Where London seems to be coping with interracial issues, New Crobuzon faces problems of interspecies. There are cactus men, winged Garuda, and Khepris (along others), all living in their sections of town, all bringing down each other’s property values. In fact, our main character Isaac is dating across the species line, taking a khepri lover (who has a woman’s body and a bug for a head – creepy). But he gets along with Lin well enough, and he’s got his interests, specifically the difficult assignment of fabricating wings on a Garuda who’d had them sawn off for some unspeakable crime against his people.
The thing I loved about Perdido Street Station (and its sister books, The Scar and Iron Council) is the scale. New Crobuzon is a sprawling city existing on a massive continent, surrounded by dozens of half-understood seas. 5000 miles away, there is another city and culture, but the New Crobuzonians hardly know anything about it. It is a world where pictures of dragons are drawn on maps, not in art but in warning. It’s a place where no matter how many steamer lines and telegraphs are thrown out, you can never know it all.

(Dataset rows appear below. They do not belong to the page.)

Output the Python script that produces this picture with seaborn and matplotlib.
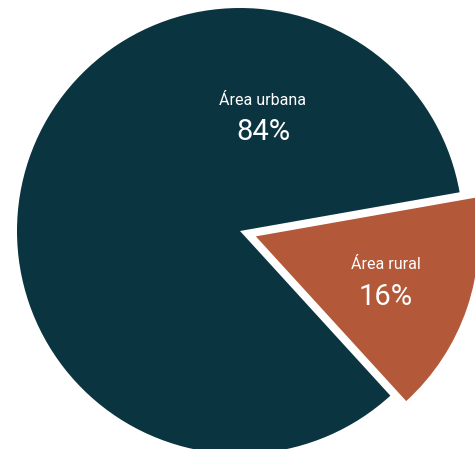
import matplotlib
matplotlib.use("Agg")
import matplotlib.pyplot as plt
import seaborn as sns

# Population share by area type
categories = ["Área urbana", "Área rural"]
values = [84, 16]
colors = ["#0b3441", "#b35838"]

sns.set_theme(style="white")
plt.rcParams["font.family"] = ["Liberation Sans Narrow", "Roboto", "DejaVu Sans"]

W, H = 475, 449
fig = plt.figure(figsize=(W / 100, H / 100), dpi=100)
ax = fig.add_axes([0, 0, 1, 1])

palette = sns.color_palette(colors)
wedges, _ = ax.pie(
    values,
    colors=palette,
    startangle=10,
    counterclock=True,
    explode=[0, 0.075],
    radius=1.0,
    wedgeprops=dict(linewidth=0),
)

# Frame the pie so it is cropped on the right and bottom edges
cx, cy, r = 240, 231, 223
ax.set_aspect("auto")
ax.set_xlim(-cx / r, (W - cx) / r)
ax.set_ylim(-(H - cy) / r, cy / r)
ax.axis("off")

label_pos = [(0.103, 0.587, 0.444), (0.655, -0.152, -0.296)]
for name, v, (x, y_name, y_val) in zip(categories, values, label_pos):
    ax.text(x, y_name, name, color="white", fontsize=11.5,
            ha="center", va="center")
    ax.text(x, y_val, f"{v}%", color="white", fontsize=21,
            ha="center", va="center")

fig.savefig("out.png", dpi=100, facecolor="white")
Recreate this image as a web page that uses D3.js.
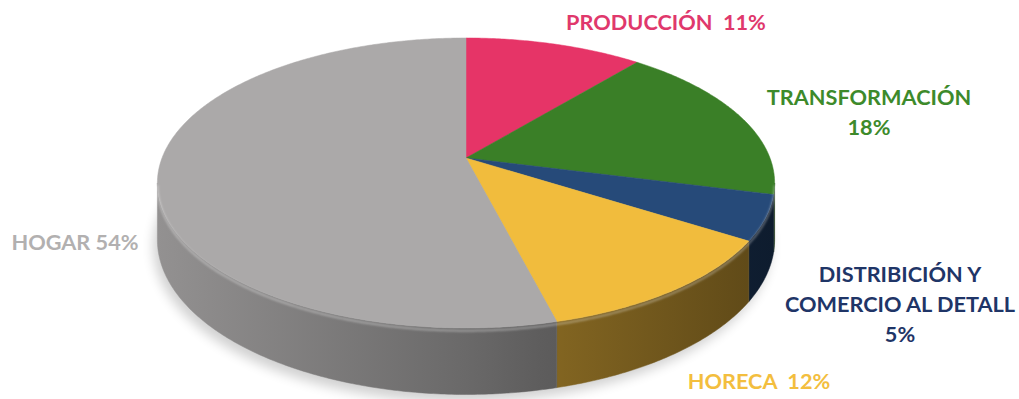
<!DOCTYPE html>
<html>
<head>
<meta charset="utf-8">
<script src="https://cdn.jsdelivr.net/npm/d3@7"></script>
<style>
  body { margin: 0; background: #fff; }
  text { font-family: Lato, "Open Sans", sans-serif; font-weight: 700; white-space: pre; }
</style>
</head>
<body>
<div id="chart"></div>
<script>
var width = 1019,
    height = 399;

// data
var categories = ["PRODUCCIÓN", "TRANSFORMACIÓN", "DISTRIBICIÓN Y COMERCIO AL DETALL", "HORECA", "HOGAR"];
var values = [11, 18, 5, 12, 54];
var colors = ["#e63467", "#3a7f27", "#264a79", "#f1bc3d", "#aba9a9"];
var labelColors = ["#e0386c", "#3d8a2b", "#1f3567", "#f3be3e", "#b2b0b0"];
var labelLines = [
  ["PRODUCCIÓN\u00a0\u00a011%"],
  ["TRANSFORMACIÓN", "18%"],
  ["DISTRIBICIÓN Y", "COMERCIO AL DETALL", "5%"],
  ["HORECA\u00a0\u00a012%"],
  ["HOGAR 54%"]
];
var labelPos = [[666, 30], [869, 105], [900, 282], [759, 389], [75, 250]];

// 3d projection of the disc (simple perspective)
var cx = 466, cy = 158,
    m = 304, k = 140.7, p = 0.1724, thick = 55;

function project(a, h) {
  var X = Math.sin(a), Y = Math.cos(a);
  var den = 1 + p * Y;
  return [cx + m * X / den, cy + (-k * Y + thick * h) / den];
}

function arcPoints(a0, a1, h) {
  var pts = [], n = Math.max(2, Math.ceil((a1 - a0) / 0.01));
  for (var i = 0; i <= n; i++) pts.push(project(a0 + (a1 - a0) * i / n, h));
  return pts;
}

var pie = d3.pie().sort(null).value(function(d){ return d.value; });
var data = pie(categories.map(function(c, i){
  return {name: c, value: values[i], color: colors[i], i: i};
}));

var svg = d3.select("#chart")
  .append("svg")
  .attr("width", width)
  .attr("height", height);

var defs = svg.append("defs");
defs.append("filter").attr("id", "blur").attr("x", "-20%").attr("y", "-20%")
  .attr("width", "140%").attr("height", "140%")
  .append("feGaussianBlur").attr("stdDeviation", 6);
defs.append("filter").attr("id", "soft")
  .append("feGaussianBlur").attr("stdDeviation", 0.8);

var line = d3.line();

// shadow under the pie
var full = arcPoints(0, Math.PI * 2, 1.05);
svg.append("path")
  .attr("d", line(full) + "Z")
  .attr("transform", "translate(-4,4)")
  .attr("fill", "#000")
  .attr("opacity", 0.18)
  .attr("filter", "url(#blur)");

// side walls, visible front part only
var visStart = Math.acos(-p), visEnd = 2 * Math.PI - Math.acos(-p);

function shade(c, r) {
  var col = d3.rgb(c);
  return d3.rgb(col.r * r, col.g * r, col.b * r).formatHex();
}

data.forEach(function(d) {
  var g = defs.append("linearGradient")
    .attr("id", "side" + d.data.i)
    .attr("gradientUnits", "userSpaceOnUse")
    .attr("x1", 157).attr("x2", 775).attr("y1", 0).attr("y2", 0);
  [[0, 0.86], [0.5, 0.62], [0.62, 0.55], [1, 0.38]].forEach(function(s) {
    g.append("stop").attr("offset", s[0]).attr("stop-color", shade(d.data.color, s[1]));
  });
});

svg.selectAll(".side")
  .data(data.filter(function(d){ return d.endAngle > visStart && d.startAngle < visEnd; }))
  .enter().append("path")
  .attr("class", "side")
  .attr("d", function(d) {
    var a0 = Math.max(d.startAngle, visStart), a1 = Math.min(d.endAngle, visEnd);
    var top = arcPoints(a0, a1, 0), bot = arcPoints(a0, a1, 1).reverse();
    return line(top.concat(bot)) + "Z";
  })
  .attr("fill", function(d){ return "url(#side" + d.data.i + ")"; })
  .attr("stroke", function(d){ return "url(#side" + d.data.i + ")"; })
  .attr("stroke-width", 0.5);

// top faces
svg.selectAll(".top")
  .data(data)
  .enter().append("path")
  .attr("class", "top")
  .attr("d", function(d) {
    return line([[cx, cy]].concat(arcPoints(d.startAngle, d.endAngle, 0))) + "Z";
  })
  .attr("fill", function(d){ return d.data.color; })
  .attr("stroke", function(d){ return d.data.color; })
  .attr("stroke-width", 0.5);

// soft rim highlight along the front edge
svg.append("path")
  .attr("d", line(arcPoints(visStart, visEnd, 0.04)))
  .attr("fill", "none")
  .attr("stroke", "#fff")
  .attr("stroke-opacity", 0.35)
  .attr("stroke-width", 2)
  .attr("filter", "url(#soft)");

// labels
var labels = svg.selectAll(".label")
  .data(data)
  .enter().append("text")
  .attr("class", "label")
  .attr("text-anchor", "middle")
  .attr("font-size", 21.7)
  .attr("fill", function(d){ return labelColors[d.data.i]; });

labels.selectAll("tspan")
  .data(function(d){
    return labelLines[d.data.i].map(function(t, j){ return {t: t, j: j, i: d.data.i}; });
  })
  .enter().append("tspan")
  .attr("x", function(d){ return labelPos[d.i][0]; })
  .attr("y", function(d){ return labelPos[d.i][1] + d.j * 30; })
  .text(function(d){ return d.t; });
</script>
</body>
</html>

It’s a gigantic world where everything is possible, everything discomforting, and everything is sinister.
Buggy Lin is asked to create art for a dangerous mob boss. And Isaac’s searches for an avionic solution to his Garuda’s problems are leading him down some dangerous paths. Slowly the truth unravels, truths about cationic victims found babbling in alleys, of the mob’s involvement with horrific winged creatures hunting across the city, of the government’s contact with demons. And when the black threads of the plot finally come together, the reality is almost too terrible to believe.
I liked China Miéville’s writing – it is a mixture of Victor Hugo and H.G. Wells, with a touch of Lovecraft to spice it. It’s long and sprawling and bombastic and unsettling. I can’t recommend it enough.